COVID-19: le double combat d’une infirmière
Jusqu’à tout récemment, Jennifer Philogene était au front en zone chaude de COVID-19, risquant sa santé et celle de ses proches pour soigner des inconnus. Pendant 7 ans, elle a travaillé comme infirmière clinicienne à l’hôpital Fleury, dans le nord de Montréal. Mais en octobre dernier, épuisée mentalement et exaspérée des discriminations du milieu de la santé, la jeune femme a mis sa carrière en veilleuse.
La mort, Jennifer l’a côtoyée régulièrement pendant sa carrière. Elle a appris à s’en détacher, cela fait partie de son métier. Ça, c’était avant la première vague de la pandémie.
«Il fallait subir la mort tous les jours, c’était aberrant. J’étais traumatisée. Traumatisée de manquer de temps pour rassurer une femme qui ressemblait à ma grand-mère, anxieuse d’attraper le virus moi-même malgré tous les protocoles», témoigne-t-elle.
Comme ses collègues infirmières, elle a vu l’hôpital Fleury s’engorger de manière alarmante, frappé par la progression foudroyante du virus sur l’île, notamment dans les quartiers du nord-est de l’île.
Particulièrement dans les premiers mois, les protocoles que devaient suivre les infirmières changeaient chaque semaine, voire chaque jour. Les nouvelles mesures pour protéger le personnel de santé les distançaient des patients, fait remarquer Mme Philogene.
«Il fallait faire passer notre sécurité en premier, même lorsque le patient était en grand besoin; on ne pouvait rester plus de 30 minutes à la fois dans une chambre. Avec le bruit étourdissant des filtres à air dans les chambres à pression négatives, je me sentais vraiment mal pour eux».
En plus de se livrer corps et âme au combat, la jeune femme continuait d’enseigner les soins infirmiers dans deux cégeps montréalais.
Point de rupture
Depuis quatre ans, Jennifer Philogene composait avec la pression des deux milieux en pénurie de personnel, mais aussi avec la pression supplémentaire d’être une jeune femme noire dans le système de santé québécois. C’en était trop pour elle. Cet automne, elle en eut assez.

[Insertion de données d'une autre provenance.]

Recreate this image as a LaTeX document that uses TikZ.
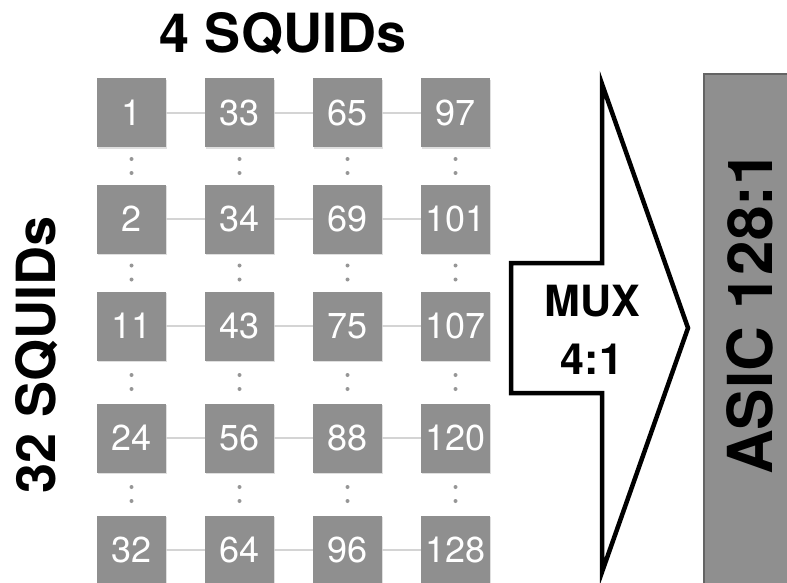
\documentclass[tikz,border=0pt]{standalone}
\usepackage{fontspec}
\setmainfont{TeX Gyre Heros}
\usetikzlibrary{calc,shadows}

\definecolor{boxgray}{RGB}{143,143,143}
\definecolor{linkgray}{RGB}{212,212,212}
\definecolor{dotgray}{RGB}{150,150,150}
\definecolor{asicedge}{RGB}{100,100,100}

\begin{document}
\begin{tikzpicture}[x=1pt,y=-1pt,
    squid/.style={fill=boxgray, minimum size=69pt, inner sep=0pt, text=white,
        font=\fontsize{36}{40}\selectfont,
        drop shadow={opacity=0.25, shadow xshift=1pt, shadow yshift=-1.5pt}},
    link/.style={draw=linkgray, line width=1.2pt},
    title/.style={font=\bfseries\fontsize{54}{60}\selectfont}]

\useasboundingbox (0,0) rectangle (787,583);

% SQUID array
\foreach \r/\yy/\na/\nb/\nc/\nd in {1/113/1/33/65/97, 2/219/2/34/69/101,
    3/326/11/43/75/107, 4/438/24/56/88/120, 5/550/32/64/96/128}
{
    \node[squid] (q\r1) at (131.5,\yy) {\na};
    \node[squid] (q\r2) at (239.5,\yy) {\nb};
    \node[squid] (q\r3) at (347.5,\yy) {\nc};
    \node[squid] (q\r4) at (455.5,\yy) {\nd};
    \draw[link] (q\r1) -- (q\r2);
    \draw[link] (q\r2) -- (q\r3);
    \draw[link] (q\r3) -- (q\r4);
}

% Dots between rows
\foreach \r [evaluate=\r as \s using int(\r+1)] in {1,...,4}
    \foreach \c in {1,...,4}
    {
        \coordinate (m) at ($(q\r\c.south)!0.5!(q\s\c.north)$);
        \fill[dotgray] ($(m)+(0,-7)$) circle (2pt);
        \fill[dotgray] ($(m)+(0,7)$) circle (2pt);
    }

% Titles
\node[title] (cols) at (283,34) {4 SQUIDs};
\node[title, rotate=90] (rows) at (37,355) {32 SQUIDs};

% MUX arrow
\coordinate (mt) at (602,84);
\coordinate (mtip) at (688,328);
\coordinate (mb) at (602,572);
\draw[line width=4.5pt, line join=miter, fill=white]
    (602,263) -- (mt) -- (mtip) -- (mb) -- (602,393) -- (511,393) -- (511,263) -- cycle;
\node[align=center, font=\bfseries\fontsize{43}{58}\selectfont] (mux) at (592,330) {MUX\\4:1};

% ASIC
\fill[boxgray, draw=asicedge, line width=2pt] (704,74) rectangle (800,600);
\node[rotate=90, font=\bfseries\fontsize{62}{66}\selectfont] (asic) at (750,313) {ASIC 128:1};

\end{tikzpicture}
\end{document}
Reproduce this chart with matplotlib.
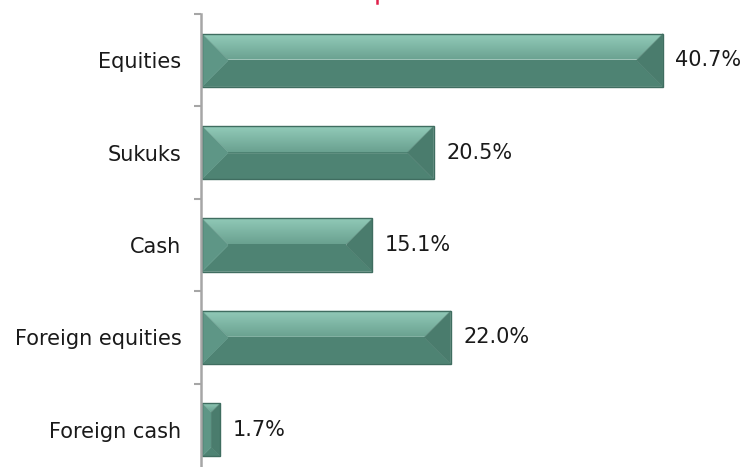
import matplotlib
matplotlib.use("Agg")
import matplotlib.pyplot as plt
import numpy as np
from matplotlib.patches import Polygon
from matplotlib.colors import LinearSegmentedColormap
from matplotlib.lines import Line2D

categories = ["Equities", "Sukuks", "Cash", "Foreign equities", "Foreign cash"]
values = [40.7, 20.5, 15.1, 22.0, 1.7]
value_labels = ["40.7%", "20.5%", "15.1%", "22.0%", "1.7%"]

W, H = 752, 467
fig = plt.figure(figsize=(W / 100, H / 100), dpi=100)
ax = fig.add_axes([201 / W, 1 - 476 / H, 551 / W, 462 / H])
xmax = 551 / 11.35
ax.set_xlim(0, xmax)
ax.set_ylim(len(categories) - 0.5, -0.5)

bar_h = 0.575
top_cmap = LinearSegmentedColormap.from_list("top", ["#92cbb9", "#6aa190"])
inv = ax.transData.inverted()

for i, v in enumerate(values):
    (x0, y0), (x1, y1) = ax.transData.transform([(0, i + bar_h / 2), (v, i - bar_h / 2)])
    x0 += 1
    b = min(26, (x1 - x0) / 2, (y1 - y0) / 2)
    BL, BR, TR, TL = (x0, y0), (x1, y0), (x1, y1), (x0, y1)
    iBL, iBR, iTR, iTL = (x0 + b, y0 + b), (x1 - b, y0 + b), (x1 - b, y1 - b), (x0 + b, y1 - b)

    def poly(pts, **kw):
        p = Polygon(inv.transform(pts), closed=True, **kw)
        ax.add_patch(p)
        return p

    poly([BL, BR, iBR, iBL], facecolor="#4e8373", edgecolor="#4e8373", lw=0.3, zorder=2)
    poly([iBL, iBR, iTR, iTL], facecolor="#4e8373", edgecolor="none", zorder=2)
    tp = poly([TL, TR, iTR, iTL], facecolor="none", edgecolor="none", zorder=2)
    ytop_d = inv.transform([(x0, y1)])[0][1]
    ymid_d = inv.transform([(x0, y1 - b)])[0][1]
    x0d = inv.transform([(x0, y1)])[0][0]
    img = ax.imshow(np.linspace(0, 1, 64).reshape(-1, 1), cmap=top_cmap, aspect="auto",
                    extent=(x0d, v, ymid_d, ytop_d), origin="upper", zorder=2.1,
                    interpolation="bilinear")
    img.set_clip_path(tp)
    poly([BL, iBL, iTL, TL], facecolor="#5e9686", edgecolor="#5e9686", lw=0.3, zorder=2.2)
    poly([BR, TR, iTR, iBR], facecolor="#4a7c6d", edgecolor="#4a7c6d", lw=0.3, zorder=2.2)
    poly([BL, BR, TR, TL], facecolor="none", edgecolor="#3f6d60", lw=1.0, zorder=2.3)

    ax.annotate(value_labels[i], xy=(v, i), xytext=(9, 0), textcoords="offset points",
                ha="left", va="center", fontsize=15, color="#1a1a1a")

ax.set_xlim(0, xmax)
ax.set_ylim(len(categories) - 0.5, -0.5)

ax.set_yticks(range(len(categories)))
ax.set_yticklabels(categories, fontsize=15, color="#1a1a1a")
ax.set_yticks(np.arange(-0.5, len(categories)), minor=True)
ax.tick_params(axis="y", which="major", length=0, pad=14)
ax.tick_params(axis="y", which="minor", length=5, width=1.5, color="#a6a6a6")
ax.set_xticks([])
for s in ["top", "right", "bottom"]:
    ax.spines[s].set_visible(False)
ax.spines["left"].set_color("#a6a6a6")
ax.spines["left"].set_linewidth(1.8)
ax.patch.set_alpha(0)

fig.add_artist(Line2D([377 / W, 377 / W], [1 - 3 / H, 1.0], transform=fig.transFigure,
                      color="#e0204a", lw=1.8))

fig.savefig("out.png", dpi=100)
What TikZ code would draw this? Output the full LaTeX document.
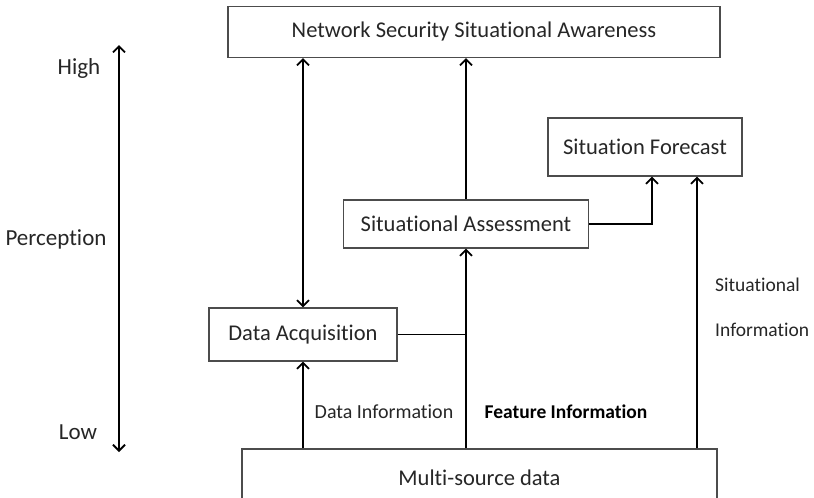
\documentclass[tikz,border=0pt]{standalone}
\usepackage{fontspec}
\setmainfont{Carlito}[Ligatures = NoCommon]
\usetikzlibrary{arrows.meta}

\begin{document}
\begin{tikzpicture}[x = 1pt, y = -1pt,
  box/.style = {draw = black!70, line width = 1.1pt, inner sep = 0pt, text = black!85,
    font = \fontsize{22.5}{26}\selectfont},
  link/.style = {draw = black, line width = 1.8pt},
  label/.style = {text = black!85, inner sep = 0pt, font = \fontsize{19.5}{23}\selectfont},
  >={Straight Barb[length = 6pt, width = 12pt]}]
\useasboundingbox (0, 0) rectangle (814, 498);

\node [box, minimum width = 492pt, minimum height = 51pt] (nssa) at (474, 32) {Network Security Situational Awareness};
\node [box, minimum width = 194pt, minimum height = 58pt] (sf) at (645, 147) {Situation Forecast};
\node [box, minimum width = 245pt, minimum height = 48pt] (sa) at (466, 224) {Situational Assessment};
\node [box, minimum width = 188pt, minimum height = 53pt] (da) at (303, 334.5) {Data Acquisition};
\node [box, minimum width = 475pt, minimum height = 58pt] (ms) at (479.5, 478) {Multi-source data};

\node [label, font = \fontsize{23}{27}\selectfont] (high) at (79, 68) {High};
\node [label, font = \fontsize{23}{27}\selectfont] (perc) at (56, 239) {Perception};
\node [label, font = \fontsize{23}{27}\selectfont] (low) at (78, 432) {Low};
\coordinate (top) at (119, 45);
\coordinate (bottom) at (119, 452);
\path [link, <->] (top) -- (bottom);

\node [label, font = \fontsize{20}{24}\selectfont] (datainfo) at (384, 412) {Data Information};
\node [label, font = \fontsize{19.5}{23}\selectfont\bfseries, text = black] (featinfo) at (566, 412) {Feature Information};
\node [label, anchor = west] (sitinfo1) at (715, 285) {Situational};
\node [label, anchor = west] (sitinfo2) at (715, 330) {Information};

% acquisition
\path [link, <->] (da.north) -- (da.north |- nssa.south);
\path [link, ->] (ms.north -| da.south) -- (da.south);
\path [link] (da.east) -- (da.east -| sa.south);

% assessment
\path [link, ->] (ms.north -| sa.south) -- (sa.south);
\path [link, ->] (sa.north) -- (sa.north |- nssa.south);

% forecast
\coordinate (sfleft) at ([xshift = 7pt]sf.south);
\coordinate (sfright) at ([xshift = 52pt]sf.south);
\path [link, ->] (sa.east) -| (sfleft);
\path [link, ->] (sfright |- ms.north) -- (sfright);
\end{tikzpicture}
\end{document}
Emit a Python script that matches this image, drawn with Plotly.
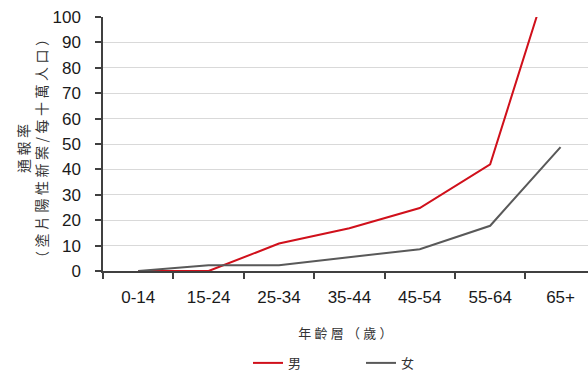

«J’avais besoin d’une pause psychologique, et on ne me permettait plus de faire ces deux emplois qui créaient un équilibre dans ma vie. J’ai choisi de m’éloigner de la pratique pour me consacrer uniquement à l’enseignement».
Racisme systémique
Le 24 février, Jennifer Philogene participait à une discussion en ligne sur le racisme systémique dans le milieu de la santé pour l’Association québécoise des infirmières et infirmiers (AQII). Si les discriminations à son endroit et envers sa communauté ne l’ont pas directement poussée à la démission, elles ont certainement influencé sa décision.
«Notre voix porte définitivement moins. Nos demandes à nos supérieurs vont être refusées, on va avoir beaucoup plus de pression à performer. Et si on veut progresser, il faut absolument devenir plus “québécoise”».
À l’inverse, certains patients font preuve d’une grossièreté sans bornes auprès des infirmières des communautés noires. Dans l’obligation d’accomplir leur devoir, celles-ci doivent bien souvent encaisser en silence. Jennifer Philogene peut en témoigner.
«On va se faire traiter de tous les noms. Quand c’est directement pointé vers moi, j’arrive à passer à autre chose. Mais lorsqu’on s’en prend à la communauté, à dire que des gens comme ma mère et mon père sont des bons à rien, ça vient vraiment me chercher».
Dédiée entièrement à l’enseignement, la jeune femme d’origine haïtienne n’écarte pas un retour à sa pratique. À travers les stages qu’elle donne et ses témoignages sur différentes plateformes, elle tente de sensibiliser la population aux discriminations du milieu de la santé.
«Notre communauté s’est sacrifiée tout au long de la dernière année. D’un côté comme de l’autre des soins, nous avons été extrêmement affectés par la pandémie. Il faut que la société reconnaisse notre contribution, qu’elle prenne conscience de l’impact que nous avons eu».